Quem protege o agressor agride junto
Proteger o agressor é negar a dor da vítima, além de justificar o injustificável e reforçar o ciclo da violência
Publicado: 28/10/2025 às 11:13
(Freepik)
Em qualquer relação humana existe um momento em que o silêncio se transforma em cumplicidade. Dizer que quem protege o agressor agride junto é reconhecer que toda omissão diante da violência alimenta o próprio mal. A agressão não se sustenta apenas na força de quem a pratica, mas também na passividade de quem a encobre.
Assim, proteger o agressor é negar a dor da vítima, além de justificar o injustificável e reforçar o ciclo da violência. Essa proteção pode vir travestida de medo, conveniência ou lealdade, mas o resultado é sempre o mesmo, ou seja, o agressor se fortalece e a vítima é novamente ferida.
Na psicologia, isso é chamado de aliança com o agressor. Nas famílias aparece no silêncio, nas instituições na impunidade e na sociedade na indiferença. Em todas as formas é a normalização do que destrói.
Portanto, romper o silêncio é um ato de coragem moral. Falar, denunciar e se posicionar não criam conflito, apenas revelam o que já existe. A neutralidade diante da injustiça nunca é neutra, pois sempre favorece o opressor.
Proteger o agressor é trair a justiça e a própria consciência. A paz verdadeira não nasce da omissão, mas da coragem de enfrentar o que fere.
MISOGINIA COMO CRIME EQUIVALENTE AO RACISMO
A Comissão de Constituição e Justiça do Senado aprovou o projeto que criminaliza condutas de ódio ou aversão às mulheres, baseadas na crença da supremacia do gênero masculino. A proposta inclui a misoginia na Lei do Racismo (Lei nº 7.716/1989), equiparando-a às práticas discriminatórias de raça, cor, etnia, religião ou procedência nacional. O texto segue agora para a Câmara dos Deputados.

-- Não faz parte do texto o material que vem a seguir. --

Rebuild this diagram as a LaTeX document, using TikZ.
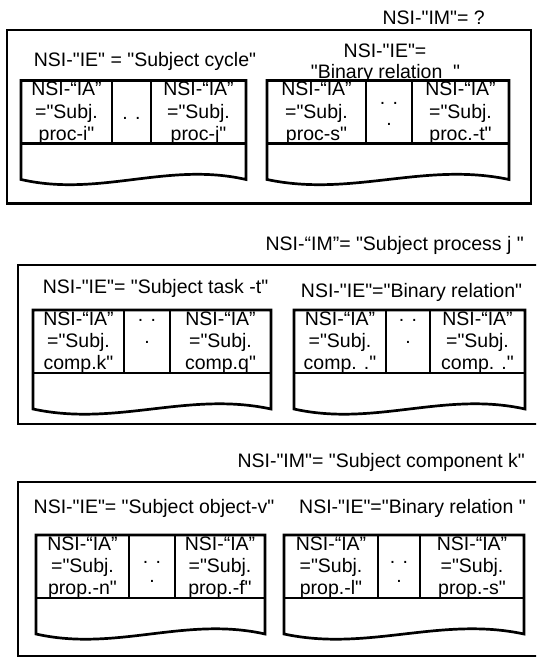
\documentclass[tikz,border=0pt]{standalone}
\usepackage{fontspec}
\setmainfont{Liberation Sans}[Ligatures=TeXOff]
\tikzset{
  lab/.style={anchor=base, inner sep=0pt, font=\fontsize{19.5}{22}\selectfont},
  labE/.style={lab, anchor=base east},
  frame/.style={line width=2.2pt},
  tbl/.style={line width=2.7pt, line join=miter},
  sep/.style={line width=2.2pt},
}
% #1 name, #2 x0, #3 divider1, #4 divider2, #5 x1, #6 top
\newcommand\doctable[6]{%
  \pgfmathsetmacro\tH{#6+63}%
  \pgfmathsetmacro\tB{#6+99}%
  \pgfmathsetmacro\cA{#2+0.35*(#5-#2)}%
  \pgfmathsetmacro\cB{#2+0.65*(#5-#2)}%
  \pgfmathsetmacro\wA{\tB+18}%
  \pgfmathsetmacro\wB{\tB-18}%
  \coordinate (#1-nw) at (#2,#6);
  \coordinate (#1-ne) at (#5,#6);
  \draw[tbl] (#2,#6) -- (#2,\tB) .. controls (\cA,\wA) and (\cB,\wB) .. (#5,\tB) -- (#5,#6) -- cycle;
  \draw[sep] (#2,\tH) -- (#5,\tH);
  \draw[sep] (#3,#6) -- (#3,\tH) (#4,#6) -- (#4,\tH);
}
% #1 name, #2 x centre, #3 top, #4 #5 #6 lines
\newcommand\celltext[6]{%
  \pgfmathsetmacro\bA{#3+15.5}%
  \pgfmathsetmacro\bB{#3+37.5}%
  \pgfmathsetmacro\bC{#3+59.5}%
  \node[lab] (#1-1) at (#2,\bA) {#4};
  \node[lab] (#1-2) at (#2,\bB) {#5};
  \node[lab] (#1-3) at (#2,\bC) {#6};
}
\begin{document}
\begin{tikzpicture}[x=1pt, y=-1pt]
\clip (0,0) rectangle (536,658);

% ---------------- panel 1 ----------------
\node[labE] (im1) at (485,25) {NSI-"IM"= ?};
\draw[frame] (7,30) rectangle (531,203.5);
\node[lab] (ie1a) at (145,67) {NSI-"IE" = "Subject cycle"};
\node[lab] (ie1b) at (385,58) {NSI-"IE"=};
\node[lab] (ie1c) at (385.5,79) {"Binary relation\ \ "};
\doctable{t1a}{21}{112}{151}{246}{80.5}
\celltext{c1a}{66.5}{80.5}{NSI-“IA”}{="Subj.}{proc-i"}
\node[lab] (d1a) at (131.5,120) {. .};
\celltext{c1b}{198.5}{80.5}{NSI-“IA”}{="Subj.}{proc-j"}
\doctable{t1b}{267}{366}{412}{509}{80.5}
\celltext{c1c}{316.5}{80.5}{NSI-“IA”}{="Subj.}{proc-s"}
\node[lab] (d1b) at (389,105) {. .};
\node[lab] (d1c) at (389,125) {.};
\celltext{c1d}{460.5}{80.5}{NSI-“IA”}{="Subj.}{proc.-t"}

% ---------------- panel 2 ----------------
\node[labE] (im2) at (524,250) {NSI-“IM”= "Subject process j "};
\draw[frame] (18,265) rectangle (545,424);
\node[lab] (ie2a) at (155.5,293) {NSI-"IE"= "Subject task -t"};
\node[lab] (ie2b) at (411.5,297) {NSI-"IE"="Binary relation"};
\doctable{t2a}{33}{124}{170}{271}{310}
\celltext{c2a}{78.5}{310}{NSI-“IA”}{="Subj.}{comp.k"}
\node[lab] (d2a) at (147,321.5) {. .};
\node[lab] (d2b) at (147,343.5) {.};
\celltext{c2b}{220.5}{310}{NSI-“IA”}{="Subj.}{comp.q"}
\doctable{t2b}{294}{386}{430}{525}{310}
\celltext{c2c}{340}{310}{NSI-“IA”}{="Subj.}{comp. ."}
\node[lab] (d2c) at (408,321.5) {. .};
\node[lab] (d2d) at (408,343.5) {.};
\celltext{c2d}{477.5}{310}{NSI-“IA”}{="Subj.}{comp. ."}

% ---------------- panel 3 ----------------
\node[labE] (im3) at (525,467) {NSI-"IM"= "Subject component k"};
\draw[frame] (18,482) rectangle (545,656);
\node[lab] (ie3a) at (154,513) {NSI-"IE"= "Subject object-v"};
\node[lab] (ie3b) at (412.5,513) {NSI-"IE"="Binary relation "};
\doctable{t3a}{36}{129}{175}{265}{535}
\celltext{c3a}{82.5}{535}{NSI-“IA”}{="Subj.}{prop.-n"}
\node[lab] (d3a) at (152,563.5) {. .};
\node[lab] (d3b) at (152,582.5) {.};
\celltext{c3b}{220}{535}{NSI-“IA”}{="Subj.}{prop.-f"}
\doctable{t3b}{284}{378}{420}{524}{535}
\celltext{c3c}{331}{535}{NSI-“IA”}{="Subj.}{prop.-l"}
\node[lab] (d3c) at (399,563.5) {. .};
\node[lab] (d3d) at (399,582.5) {.};
\celltext{c3d}{472}{535}{NSI-“IA”}{="Subj.}{prop.-s"}
\end{tikzpicture}
\end{document}
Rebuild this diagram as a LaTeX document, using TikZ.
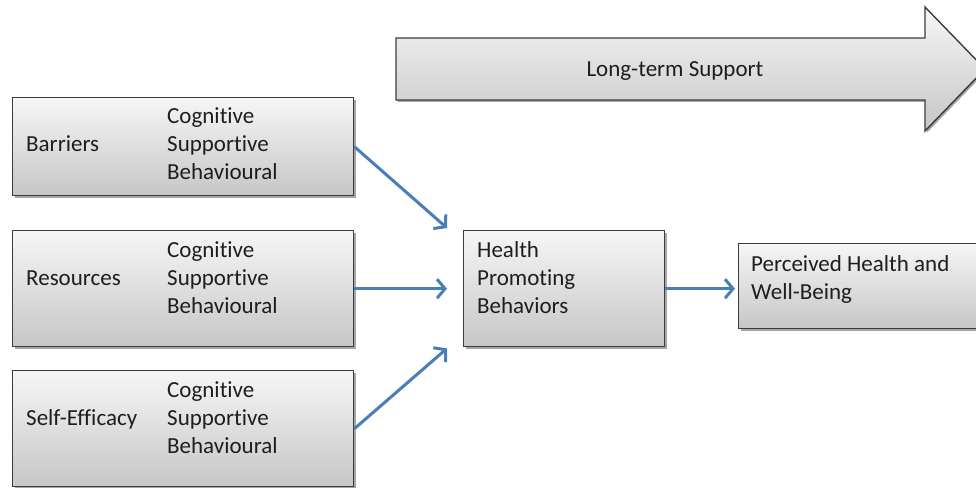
\documentclass[tikz,border=0pt]{standalone}
\usepackage{fontspec}
\setmainfont[Ligatures=NoCommon]{Carlito}
\usetikzlibrary{arrows.meta,shadows}
\definecolor{boxtop}{RGB}{246,246,246}
\definecolor{boxbot}{RGB}{198,198,198}
\definecolor{boxline}{RGB}{60,60,60}
\definecolor{arrowblue}{RGB}{74,126,187}
\definecolor{txt}{RGB}{30,30,30}
\tikzset{
  box/.style={draw=boxline, line width=1.4pt, top color=boxtop, bottom color=boxbot,
    drop shadow={shadow xshift=1.8pt, shadow yshift=-1.8pt, opacity=0.35, fill=black},
    rectangle, anchor=north west, inner sep=0pt},
  lbl/.style={anchor=base west, inner sep=0pt, text=txt,
    font=\fontsize{23}{28}\selectfont},
  conn/.style={draw=arrowblue, line width=3pt,
    -{Straight Barb[length=8pt, width=19pt, line width=3pt]}},
}
\begin{document}
\begin{tikzpicture}[x=1pt, y=-1pt]
\useasboundingbox (0,0) rectangle (976,487);

% long-term support arrow
\path[draw=boxline, line width=1.4pt, top color=boxtop, bottom color=boxbot,
  drop shadow={shadow xshift=1.8pt, shadow yshift=-1.8pt, opacity=0.35, fill=black}]
  (396,38) -- (925,38) -- (925,7) -- (985,69) -- (925,131) -- (925,100) -- (396,100) -- cycle;
\node[lbl, anchor=base] (lts) at (675,76) {Long-term Support};

% left boxes
\node[box, minimum width=341pt, minimum height=98pt] (barriers) at (12,97) {};
\node[box, minimum width=341pt, minimum height=116pt] (resources) at (12,230) {};
\node[box, minimum width=341pt, minimum height=116pt] (selfeff) at (12,370) {};

\node[lbl] (b0) at (26,151) {Barriers};
\node[lbl] (b1) at (167,123) {Cognitive};
\node[lbl] (b2) at (167,151) {Supportive};
\node[lbl] (b3) at (167,179) {Behavioural};

\node[lbl] (r0) at (26,285) {Resources};
\node[lbl] (r1) at (167,257) {Cognitive};
\node[lbl] (r2) at (167,285) {Supportive};
\node[lbl] (r3) at (167,313) {Behavioural};

\node[lbl] (s0) at (26,425) {Self-Efficacy};
\node[lbl] (s1) at (167,397) {Cognitive};
\node[lbl] (s2) at (167,425) {Supportive};
\node[lbl] (s3) at (167,453) {Behavioural};

% health promoting behaviors
\node[box, minimum width=201pt, minimum height=116pt] (health) at (463,230) {};
\node[lbl] (h1) at (477,257) {Health};
\node[lbl] (h2) at (477,285) {Promoting};
\node[lbl] (h3) at (477,313) {Behaviors};

% perceived health
\node[box, minimum width=250pt, minimum height=85pt] (perceived) at (738,243) {};
\node[lbl] (p1) at (751,271) {Perceived Health and};
\node[lbl] (p2) at (751,299) {Well-Being};

% connectors
\draw[conn] (barriers.east) -- ([shift={(-16,-2)}]health.north west);
\draw[conn] (resources.east) -- ([xshift=-16pt]health.west);
\draw[conn] (selfeff.east) -- ([shift={(-16,1)}]health.south west);
\draw[conn] (health.east) -- ([xshift=-3pt]perceived.west |- health.east);
\end{tikzpicture}
\end{document}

A medida representa um marco civilizatório no enfrentamento à violência de gênero. Reconhece que o ódio contra mulheres não é mera opinião, mas uma forma de discriminação que, assim como o racismo, fere o princípio da igualdade e ameaça a dignidade humana.
A misoginia é a base simbólica de inúmeras violências, que começa na desvalorização da mulher, passa pela exclusão e culmina no feminicídio. Criminalizá-la é afirmar que nenhuma crença de superioridade masculina pode servir de abrigo para o desrespeito.
Entretanto, a lei é apenas o início. A verdadeira mudança exige educação, empatia e consciência coletiva. Combater o ódio é também ensinar o respeito e reconstruir a cultura das relações humanas.
DEZ MULHERES ASSASSINADAS POR DIA
O Atlas da Violência 2025 expõe uma ferida aberta: dez mulheres são assassinadas por dia no Brasil. É a confirmação de que a violência de gênero permanece como uma das expressões mais brutais da desigualdade. Por trás de cada número há uma história interrompida, uma voz calada e uma sociedade que ainda não aprendeu a proteger quem mais precisa.
Grande parte dessas mortes ocorre dentro de casa, cometidas por parceiros ou ex-parceiros. Isso mostra que o feminicídio não nasce de um impulso, mas de uma cultura de posse e controle que transforma o amor em domínio. A casa, que deveria ser abrigo, continua sendo o cenário mais perigoso para milhares de mulheres brasileiras.
O estudo também revela que a maioria das vítimas é negra, jovem e moradora das periferias. A cor, o gênero e a classe social se somam, revelando um país onde a vulnerabilidade tem rosto e endereço.
Enquanto o Estado não garantir proteção efetiva e a sociedade continuar relativizando a violência, o ciclo continuará se repetindo. É urgente transformar estatísticas em políticas, medo em denúncia e silêncio em voz.